AIM OF THE EXERCISE
Exclude images, then output the remaining data verbatim.

— Start of AVAILABLE DATA —

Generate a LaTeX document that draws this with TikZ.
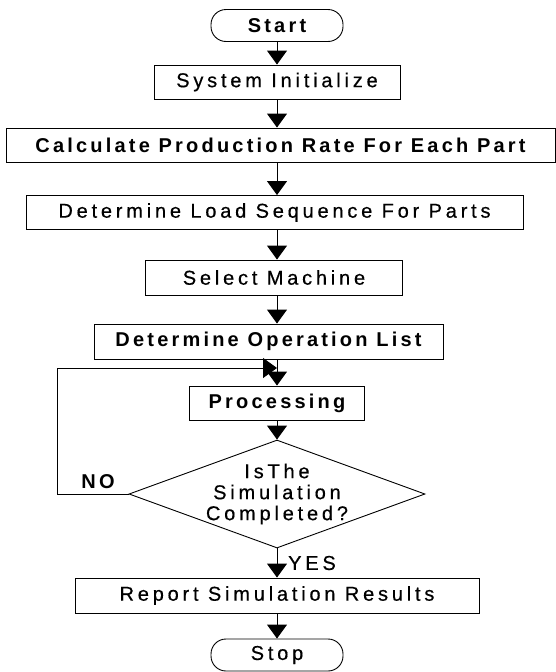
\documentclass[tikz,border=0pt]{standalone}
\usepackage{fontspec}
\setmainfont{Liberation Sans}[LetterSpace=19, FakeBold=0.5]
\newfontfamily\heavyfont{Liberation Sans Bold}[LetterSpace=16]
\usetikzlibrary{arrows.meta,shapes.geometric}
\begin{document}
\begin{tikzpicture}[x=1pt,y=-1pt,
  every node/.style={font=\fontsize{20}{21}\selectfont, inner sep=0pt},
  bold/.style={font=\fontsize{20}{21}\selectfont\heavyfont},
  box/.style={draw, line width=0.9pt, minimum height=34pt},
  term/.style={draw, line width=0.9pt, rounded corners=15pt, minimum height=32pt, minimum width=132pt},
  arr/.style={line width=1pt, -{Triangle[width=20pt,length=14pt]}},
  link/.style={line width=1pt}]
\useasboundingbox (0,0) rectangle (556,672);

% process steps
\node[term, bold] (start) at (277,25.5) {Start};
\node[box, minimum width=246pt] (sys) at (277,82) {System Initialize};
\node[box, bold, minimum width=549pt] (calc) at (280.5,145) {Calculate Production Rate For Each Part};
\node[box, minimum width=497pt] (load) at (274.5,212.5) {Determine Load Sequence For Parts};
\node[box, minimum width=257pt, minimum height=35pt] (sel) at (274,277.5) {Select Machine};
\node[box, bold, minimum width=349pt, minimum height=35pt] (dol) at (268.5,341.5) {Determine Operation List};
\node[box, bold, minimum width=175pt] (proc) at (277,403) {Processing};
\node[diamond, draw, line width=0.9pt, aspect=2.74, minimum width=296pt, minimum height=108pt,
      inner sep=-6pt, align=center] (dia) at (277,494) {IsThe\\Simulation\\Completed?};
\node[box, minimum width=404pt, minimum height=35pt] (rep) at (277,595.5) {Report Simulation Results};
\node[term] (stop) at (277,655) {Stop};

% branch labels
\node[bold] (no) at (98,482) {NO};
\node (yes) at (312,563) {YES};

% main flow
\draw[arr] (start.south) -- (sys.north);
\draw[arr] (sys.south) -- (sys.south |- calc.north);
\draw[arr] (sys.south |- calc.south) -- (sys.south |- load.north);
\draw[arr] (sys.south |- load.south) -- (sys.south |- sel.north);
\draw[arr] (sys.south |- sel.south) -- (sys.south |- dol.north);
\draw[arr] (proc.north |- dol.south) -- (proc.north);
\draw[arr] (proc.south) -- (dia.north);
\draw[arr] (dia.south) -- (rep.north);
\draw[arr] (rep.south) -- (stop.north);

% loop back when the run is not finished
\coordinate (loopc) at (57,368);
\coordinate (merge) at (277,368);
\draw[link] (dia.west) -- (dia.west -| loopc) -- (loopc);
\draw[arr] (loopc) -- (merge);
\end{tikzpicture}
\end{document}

— End of AVAILABLE DATA —

RESULT OF THE TASK
Generate a LaTeX document that draws this with TikZ.
\documentclass[tikz,border=0pt]{standalone}
\usepackage{fontspec}
\setmainfont{Liberation Sans}[LetterSpace=19, FakeBold=0.5]
\newfontfamily\heavyfont{Liberation Sans Bold}[LetterSpace=16]
\usetikzlibrary{arrows.meta,shapes.geometric}
\begin{document}
\begin{tikzpicture}[x=1pt,y=-1pt,
  every node/.style={font=\fontsize{20}{21}\selectfont, inner sep=0pt},
  bold/.style={font=\fontsize{20}{21}\selectfont\heavyfont},
  box/.style={draw, line width=0.9pt, minimum height=34pt},
  term/.style={draw, line width=0.9pt, rounded corners=15pt, minimum height=32pt, minimum width=132pt},
  arr/.style={line width=1pt, -{Triangle[width=20pt,length=14pt]}},
  link/.style={line width=1pt}]
\useasboundingbox (0,0) rectangle (556,672);

% process steps
\node[term, bold] (start) at (277,25.5) {Start};
\node[box, minimum width=246pt] (sys) at (277,82) {System Initialize};
\node[box, bold, minimum width=549pt] (calc) at (280.5,145) {Calculate Production Rate For Each Part};
\node[box, minimum width=497pt] (load) at (274.5,212.5) {Determine Load Sequence For Parts};
\node[box, minimum width=257pt, minimum height=35pt] (sel) at (274,277.5) {Select Machine};
\node[box, bold, minimum width=349pt, minimum height=35pt] (dol) at (268.5,341.5) {Determine Operation List};
\node[box, bold, minimum width=175pt] (proc) at (277,403) {Processing};
\node[diamond, draw, line width=0.9pt, aspect=2.74, minimum width=296pt, minimum height=108pt,
      inner sep=-6pt, align=center] (dia) at (277,494) {IsThe\\Simulation\\Completed?};
\node[box, minimum width=404pt, minimum height=35pt] (rep) at (277,595.5) {Report Simulation Results};
\node[term] (stop) at (277,655) {Stop};

% branch labels
\node[bold] (no) at (98,482) {NO};
\node (yes) at (312,563) {YES};

% main flow
\draw[arr] (start.south) -- (sys.north);
\draw[arr] (sys.south) -- (sys.south |- calc.north);
\draw[arr] (sys.south |- calc.south) -- (sys.south |- load.north);
\draw[arr] (sys.south |- load.south) -- (sys.south |- sel.north);
\draw[arr] (sys.south |- sel.south) -- (sys.south |- dol.north);
\draw[arr] (proc.north |- dol.south) -- (proc.north);
\draw[arr] (proc.south) -- (dia.north);
\draw[arr] (dia.south) -- (rep.north);
\draw[arr] (rep.south) -- (stop.north);

% loop back when the run is not finished
\coordinate (loopc) at (57,368);
\coordinate (merge) at (277,368);
\draw[link] (dia.west) -- (dia.west -| loopc) -- (loopc);
\draw[arr] (loopc) -- (merge);
\end{tikzpicture}
\end{document}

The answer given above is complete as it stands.